What you are asked to do:
Show each line that has the string "this" in it.

Material provided:
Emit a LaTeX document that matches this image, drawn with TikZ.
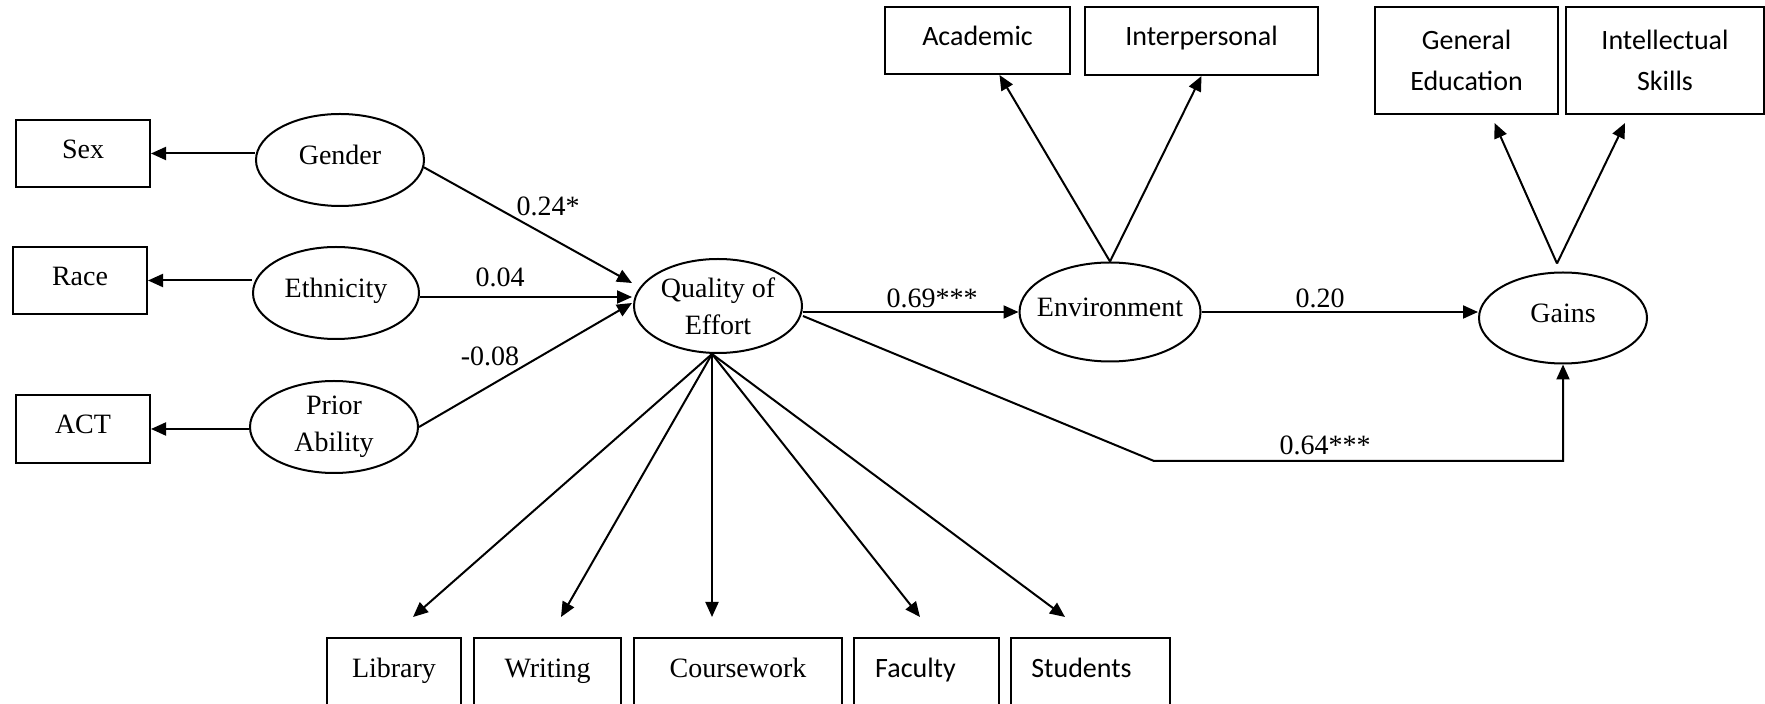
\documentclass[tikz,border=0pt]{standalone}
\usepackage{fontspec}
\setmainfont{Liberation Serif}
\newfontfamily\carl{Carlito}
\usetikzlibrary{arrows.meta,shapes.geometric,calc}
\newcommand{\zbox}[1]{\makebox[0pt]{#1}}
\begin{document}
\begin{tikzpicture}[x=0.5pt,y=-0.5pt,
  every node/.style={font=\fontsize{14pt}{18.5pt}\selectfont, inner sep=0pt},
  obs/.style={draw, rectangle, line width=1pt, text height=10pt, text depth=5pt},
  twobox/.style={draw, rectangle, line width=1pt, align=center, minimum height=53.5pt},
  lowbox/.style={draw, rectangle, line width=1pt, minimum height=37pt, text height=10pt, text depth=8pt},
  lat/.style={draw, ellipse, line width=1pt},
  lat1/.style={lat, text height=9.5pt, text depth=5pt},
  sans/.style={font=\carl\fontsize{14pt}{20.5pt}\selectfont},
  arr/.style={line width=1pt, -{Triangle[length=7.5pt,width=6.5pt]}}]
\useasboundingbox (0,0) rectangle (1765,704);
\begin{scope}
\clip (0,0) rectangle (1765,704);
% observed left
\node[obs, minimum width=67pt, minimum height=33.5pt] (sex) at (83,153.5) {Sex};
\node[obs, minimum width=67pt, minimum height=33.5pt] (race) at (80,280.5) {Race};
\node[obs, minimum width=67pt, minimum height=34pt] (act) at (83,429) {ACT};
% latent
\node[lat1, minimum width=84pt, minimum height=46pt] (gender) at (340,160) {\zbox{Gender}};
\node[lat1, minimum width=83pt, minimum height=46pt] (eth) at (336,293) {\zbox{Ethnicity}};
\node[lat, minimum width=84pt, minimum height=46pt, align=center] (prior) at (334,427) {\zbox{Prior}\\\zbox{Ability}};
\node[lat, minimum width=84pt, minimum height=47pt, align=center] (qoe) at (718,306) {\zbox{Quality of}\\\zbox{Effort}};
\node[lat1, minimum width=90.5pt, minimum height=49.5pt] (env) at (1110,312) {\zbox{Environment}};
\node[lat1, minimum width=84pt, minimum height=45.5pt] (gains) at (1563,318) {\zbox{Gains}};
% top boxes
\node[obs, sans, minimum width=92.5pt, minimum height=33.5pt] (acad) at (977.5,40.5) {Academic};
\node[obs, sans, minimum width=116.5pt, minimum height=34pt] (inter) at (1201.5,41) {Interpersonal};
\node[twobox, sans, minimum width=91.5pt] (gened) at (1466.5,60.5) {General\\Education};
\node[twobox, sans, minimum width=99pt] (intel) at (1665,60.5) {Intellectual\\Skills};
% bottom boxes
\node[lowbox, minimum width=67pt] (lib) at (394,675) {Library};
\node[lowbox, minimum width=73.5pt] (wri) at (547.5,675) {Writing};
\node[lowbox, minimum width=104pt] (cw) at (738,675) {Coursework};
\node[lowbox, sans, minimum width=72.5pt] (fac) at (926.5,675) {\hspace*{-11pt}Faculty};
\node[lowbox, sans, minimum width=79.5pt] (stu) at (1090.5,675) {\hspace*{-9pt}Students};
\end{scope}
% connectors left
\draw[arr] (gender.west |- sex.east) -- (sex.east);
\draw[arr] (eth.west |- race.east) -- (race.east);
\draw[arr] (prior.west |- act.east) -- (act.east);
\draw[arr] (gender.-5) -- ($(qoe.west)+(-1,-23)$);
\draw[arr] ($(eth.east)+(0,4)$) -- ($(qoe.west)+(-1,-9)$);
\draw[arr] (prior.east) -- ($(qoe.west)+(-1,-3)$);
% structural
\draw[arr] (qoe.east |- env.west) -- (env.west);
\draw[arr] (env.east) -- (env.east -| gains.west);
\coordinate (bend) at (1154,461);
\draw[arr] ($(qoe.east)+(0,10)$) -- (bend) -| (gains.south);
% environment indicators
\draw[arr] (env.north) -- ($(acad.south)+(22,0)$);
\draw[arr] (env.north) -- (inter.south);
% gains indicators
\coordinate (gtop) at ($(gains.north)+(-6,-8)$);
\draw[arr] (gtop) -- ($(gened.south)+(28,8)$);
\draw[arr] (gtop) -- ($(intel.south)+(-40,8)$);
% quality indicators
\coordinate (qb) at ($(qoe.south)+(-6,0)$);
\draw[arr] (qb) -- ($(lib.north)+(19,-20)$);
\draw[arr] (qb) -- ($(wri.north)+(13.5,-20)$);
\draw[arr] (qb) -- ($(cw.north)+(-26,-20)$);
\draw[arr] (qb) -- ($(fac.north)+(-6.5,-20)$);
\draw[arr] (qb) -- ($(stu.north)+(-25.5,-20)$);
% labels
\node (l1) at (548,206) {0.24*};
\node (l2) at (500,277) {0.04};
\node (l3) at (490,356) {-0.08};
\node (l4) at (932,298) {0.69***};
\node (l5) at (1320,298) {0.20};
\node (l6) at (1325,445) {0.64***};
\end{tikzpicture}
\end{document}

--

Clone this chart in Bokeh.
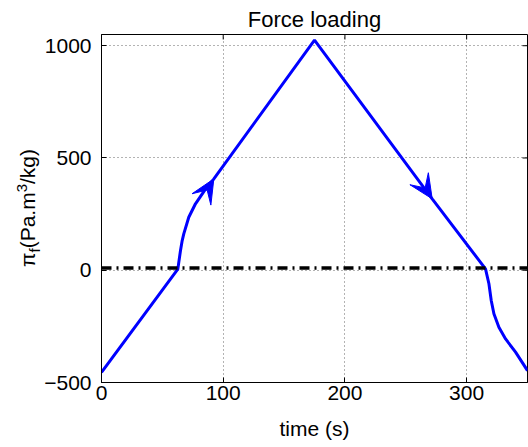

...

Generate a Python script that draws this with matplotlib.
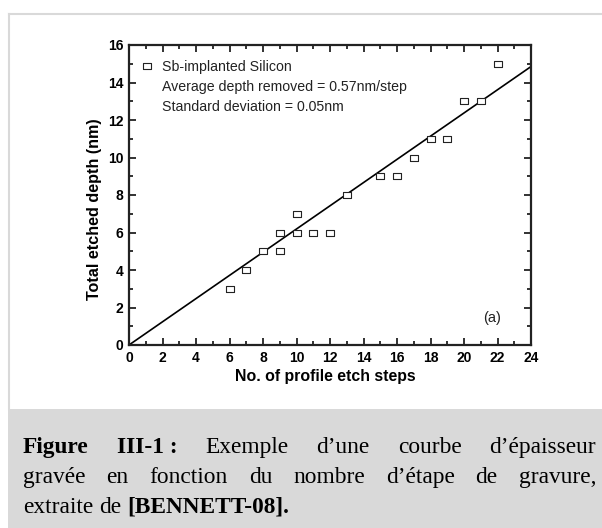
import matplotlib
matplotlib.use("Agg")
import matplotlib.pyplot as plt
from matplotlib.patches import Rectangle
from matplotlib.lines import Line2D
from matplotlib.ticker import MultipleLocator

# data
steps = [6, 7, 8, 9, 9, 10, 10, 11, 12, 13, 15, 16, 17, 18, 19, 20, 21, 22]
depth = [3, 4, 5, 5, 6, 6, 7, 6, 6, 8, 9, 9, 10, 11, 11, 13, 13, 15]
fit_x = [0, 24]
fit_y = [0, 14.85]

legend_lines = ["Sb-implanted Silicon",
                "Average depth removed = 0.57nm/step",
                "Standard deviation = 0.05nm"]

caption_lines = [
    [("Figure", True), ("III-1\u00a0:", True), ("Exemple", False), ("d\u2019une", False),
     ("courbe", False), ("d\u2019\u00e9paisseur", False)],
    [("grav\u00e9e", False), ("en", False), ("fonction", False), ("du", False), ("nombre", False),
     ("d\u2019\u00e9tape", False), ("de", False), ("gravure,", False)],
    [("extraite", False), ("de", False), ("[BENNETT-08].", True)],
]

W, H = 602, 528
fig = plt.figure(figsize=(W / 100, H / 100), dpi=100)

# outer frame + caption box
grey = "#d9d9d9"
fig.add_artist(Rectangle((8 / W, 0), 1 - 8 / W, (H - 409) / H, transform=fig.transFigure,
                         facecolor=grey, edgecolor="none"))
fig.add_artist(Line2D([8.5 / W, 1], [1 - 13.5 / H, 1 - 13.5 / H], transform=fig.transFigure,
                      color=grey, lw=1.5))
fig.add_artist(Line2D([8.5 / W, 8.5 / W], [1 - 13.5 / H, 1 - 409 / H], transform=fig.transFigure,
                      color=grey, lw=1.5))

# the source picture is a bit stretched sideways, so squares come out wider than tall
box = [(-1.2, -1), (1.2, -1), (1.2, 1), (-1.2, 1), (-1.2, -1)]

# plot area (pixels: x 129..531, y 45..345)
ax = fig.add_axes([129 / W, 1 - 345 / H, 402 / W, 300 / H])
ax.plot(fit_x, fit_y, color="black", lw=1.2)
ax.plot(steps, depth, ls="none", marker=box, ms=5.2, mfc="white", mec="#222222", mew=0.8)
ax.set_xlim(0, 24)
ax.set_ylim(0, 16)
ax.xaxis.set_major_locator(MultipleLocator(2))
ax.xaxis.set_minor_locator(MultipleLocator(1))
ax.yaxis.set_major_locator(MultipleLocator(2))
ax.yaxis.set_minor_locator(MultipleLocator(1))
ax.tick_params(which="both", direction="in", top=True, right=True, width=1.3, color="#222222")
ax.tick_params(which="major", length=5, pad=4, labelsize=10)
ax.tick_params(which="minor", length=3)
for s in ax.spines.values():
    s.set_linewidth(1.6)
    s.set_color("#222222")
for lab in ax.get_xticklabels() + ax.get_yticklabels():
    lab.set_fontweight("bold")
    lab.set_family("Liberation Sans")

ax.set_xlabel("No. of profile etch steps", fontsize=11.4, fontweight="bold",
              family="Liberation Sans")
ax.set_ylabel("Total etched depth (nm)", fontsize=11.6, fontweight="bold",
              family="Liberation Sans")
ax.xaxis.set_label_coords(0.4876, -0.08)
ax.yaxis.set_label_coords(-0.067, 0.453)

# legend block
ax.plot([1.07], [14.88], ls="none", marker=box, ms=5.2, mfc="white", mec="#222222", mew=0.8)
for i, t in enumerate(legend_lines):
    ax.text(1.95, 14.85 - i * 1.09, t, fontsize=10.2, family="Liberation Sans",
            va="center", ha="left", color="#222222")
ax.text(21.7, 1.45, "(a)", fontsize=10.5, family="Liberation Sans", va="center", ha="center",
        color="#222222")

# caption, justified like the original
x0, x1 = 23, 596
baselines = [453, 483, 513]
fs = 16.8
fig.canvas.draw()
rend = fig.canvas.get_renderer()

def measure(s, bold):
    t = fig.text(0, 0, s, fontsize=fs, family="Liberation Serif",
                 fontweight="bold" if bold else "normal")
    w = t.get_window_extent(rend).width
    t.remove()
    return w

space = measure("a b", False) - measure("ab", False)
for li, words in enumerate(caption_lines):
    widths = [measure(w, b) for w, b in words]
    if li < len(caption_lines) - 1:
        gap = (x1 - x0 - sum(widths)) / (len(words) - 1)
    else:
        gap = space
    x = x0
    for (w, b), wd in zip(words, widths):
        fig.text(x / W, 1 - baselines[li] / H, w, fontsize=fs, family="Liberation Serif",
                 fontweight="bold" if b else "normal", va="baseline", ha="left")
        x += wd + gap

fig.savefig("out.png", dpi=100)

Correct answer:
Emit a LaTeX document that matches this image, drawn with TikZ.
Clone this chart in Bokeh.
Generate a Python script that draws this with matplotlib.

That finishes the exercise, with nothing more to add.